Los ciudadanos de origen marroquí también reparan en esos aspectos de la sociedad europea de acogida que más les sorprenden. Dicen unos estudios (realizados en París) que a los inmigrantes de origen magrebí les llama la atención, por este orden, la promiscuidad de la juventud española, la forma en que las chicas muestran sus cuerpos en verano, la alta ingesta de alcohol entre los jóvenes en todas sus actividades de ocio, el abandono de personas mayores sanas y con hijos en asilos, el alto número de embarazos no deseados, el desinterés por la religión, el amor por los perros, la normalización de las relaciones homosexuales, los abortos, el top less y el nudismo, la desestructuración familiar, etc.

La esperanza para la deseable plena integración está en las segundas generaciones de esas familias que emigraron a Algeciras desde Marruecos hace poco más de veinte años. Esos jóvenes, nacidos y educados en España, ya han optado o no por el islam de manera libre y personal. Saben lo que es la libertad de expresión, y no la cambiarían por nada. Quieren formarse académicamente hasta donde se lo permitan sus neuronas. Opinan sobre política española y votan. Creen que un musulmán o una musulmana no tiene por qué vestir de una manera especial. Aprueban los valores que consagra la Constitución. Admiten los matrimonios mixtos. No tienen inconveniente en tomar algo de alcohol o, al menos, sentarse en mesas donde otros sí lo beben. No conciben que a nadie se le pueda obligar a abrazar una fe determinada. Y, lo mas importante, no ven que el islam esté amenazado ni que vaya a desaparecer: por eso tal vez no refuerzan los signos externos de identidad islámica, como sí lo hacían sus padres.

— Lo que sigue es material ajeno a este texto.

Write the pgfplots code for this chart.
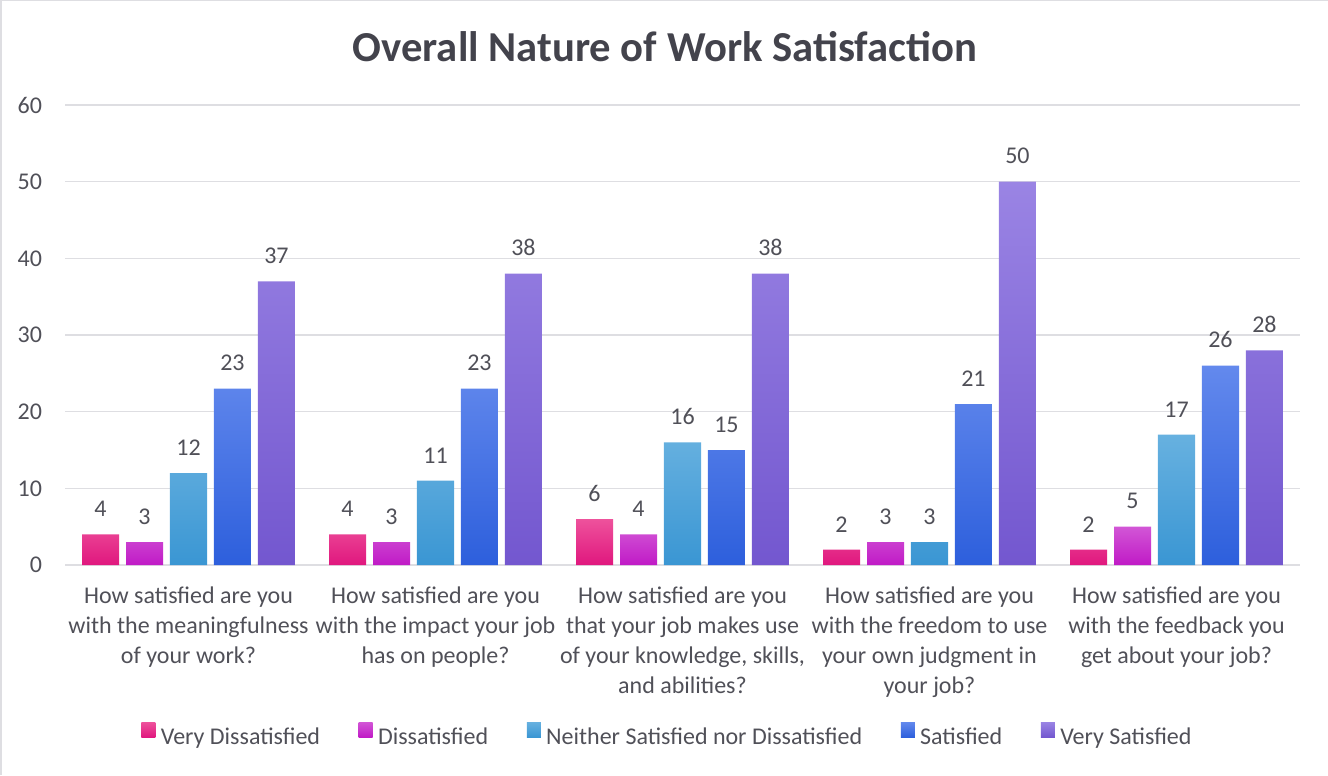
\documentclass[border=0pt]{standalone}
\usepackage{fontspec}
\setmainfont{Carlito}
\usepackage{pgfplots}
\pgfplotsset{compat=1.18}

\definecolor{vdTop}{HTML}{EE529C}\definecolor{vdBot}{HTML}{E0177E}
\definecolor{dTop}{HTML}{D256D6}\definecolor{dBot}{HTML}{C01AC6}
\definecolor{nTop}{HTML}{67B1E0}\definecolor{nBot}{HTML}{3A96D3}
\definecolor{sTop}{HTML}{6389ED}\definecolor{sBot}{HTML}{2D5FDC}
\definecolor{vsTop}{HTML}{9A84E4}\definecolor{vsBot}{HTML}{7357CF}
\definecolor{gridgray}{HTML}{DEDEE2}
\definecolor{labelgray}{HTML}{505058}
\definecolor{titlegray}{HTML}{43434C}

\newcommand{\lblfont}{\fontsize{18}{22.5}\selectfont}

\begin{document}
\begin{tikzpicture}
\useasboundingbox (-48.75pt,-157.5pt) rectangle (947.25pt,423.75pt);
% chart frame: only the top and left edges show
\draw[gridgray,line width=2pt] (-48pt,-157.5pt) -- (-48pt,423pt);
\draw[gridgray,line width=1pt] (-48.75pt,423.25pt) -- (947.25pt,423.25pt);
\node[font=\fontsize{32}{38}\selectfont\bfseries,text=titlegray] at (450pt,388.5pt) {Overall Nature of Work Satisfaction};
\begin{axis}[at={(0,0)},anchor=south west,scale only axis,width=926.25pt,height=345pt,
  xmin=-0.5,xmax=4.5,ymin=0,ymax=60,
  xtick={0,1,2,3,4},ytick={0,10,...,60},
  xticklabels={{How satisfied are you\\with the meaningfulness\\of your work?},
    {How satisfied are you\\with the impact your job\\has on people?},
    {How satisfied are you\\that your job makes use\\of your knowledge, skills,\\and abilities?},
    {How satisfied are you\\with the freedom to use\\your own judgment in\\your job?},
    {How satisfied are you\\with the feedback you\\get about your job?}},
  xticklabel style={align=center,font=\lblfont,text=labelgray,anchor=north,inner sep=0pt,yshift=-16.5pt},
  yticklabel style={font=\lblfont,text=labelgray,anchor=east,inner sep=0pt,xshift=-17pt},
  /pgf/number format/assume math mode=true,
  axis line style={draw=none},major tick length=0pt,
  ymajorgrids,grid style={draw=gridgray,line width=1.1pt},
  ybar,bar width=0.15,
  every axis plot/.append style={draw=none},
  nodes near coords,
  every node near coord/.append style={font=\lblfont,text=labelgray,anchor=south,inner sep=0pt,yshift=13pt},
  legend columns=5,
  legend image code/.code={\path (0pt,0pt) -- (12.5pt,0pt);\path[#1,draw=none] (0pt,0pt) rectangle (10.5pt,11.5pt);},
  legend style={at={(0.5,0)},anchor=center,xshift=-11pt,yshift=-128pt,draw=none,fill=none,
    font=\lblfont,text=labelgray,
    nodes={inner sep=2pt},
    /tikz/every even column/.append style={column sep=27pt}},
]
\addplot[bar shift=-0.356,top color=vdTop,bottom color=vdBot] coordinates {(0,4)(1,4)(2,6)(3,2)(4,2)};
\addplot[bar shift=-0.178,top color=dTop,bottom color=dBot] coordinates {(0,3)(1,3)(2,4)(3,3)(4,5)};
\addplot[bar shift=0,top color=nTop,bottom color=nBot] coordinates {(0,12)(1,11)(2,16)(3,3)(4,17)};
\addplot[bar shift=0.178,top color=sTop,bottom color=sBot] coordinates {(0,23)(1,23)(2,15)(3,21)(4,26)};
\addplot[bar shift=0.356,top color=vsTop,bottom color=vsBot] coordinates {(0,37)(1,38)(2,38)(3,50)(4,28)};
\legend{Very Dissatisfied,Dissatisfied,Neither Satisfied nor Dissatisfied,Satisfied,Very Satisfied}
\end{axis}
\end{tikzpicture}
\end{document}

Existen ciudades en otros países europeos con una presencia histórica de inmigrantes, en las que musulmanes, hindúes, cristianos, budistas, judíos y otros van a los mismos bares y salas de fiesta, asisten juntos al cine, opositan a las mismas plazas, comparten departamentos en las facultades, se apuntan a los mismos talleres de teatro o danza, votan y se presentan como candidatos, se casan entre ellos y hasta participan juntos en las fiestas de sus respectivas tradiciones: la Navidad, el Año Nuevo Chino, la Fiesta del Cordero, el Holi, el Sucot...

Todo eso acabará por llegar a España y a Algeciras; lo hará más tarde que en otros lugares de Europa porque el fenómeno migratorio no comenzó en todos los países a la vez. Pero para que llegue ese día aún tienen las diferentes comunidades que aprender mucho más las unas de las otras, profundizar en la razón de las diferencias culturales y superar algunas barreras y tabúes de origen histórico. Para entonces la condición de ciudadano estará por encima de la de musulmán, cristiano, ateo o agnóstico. De eso se trata.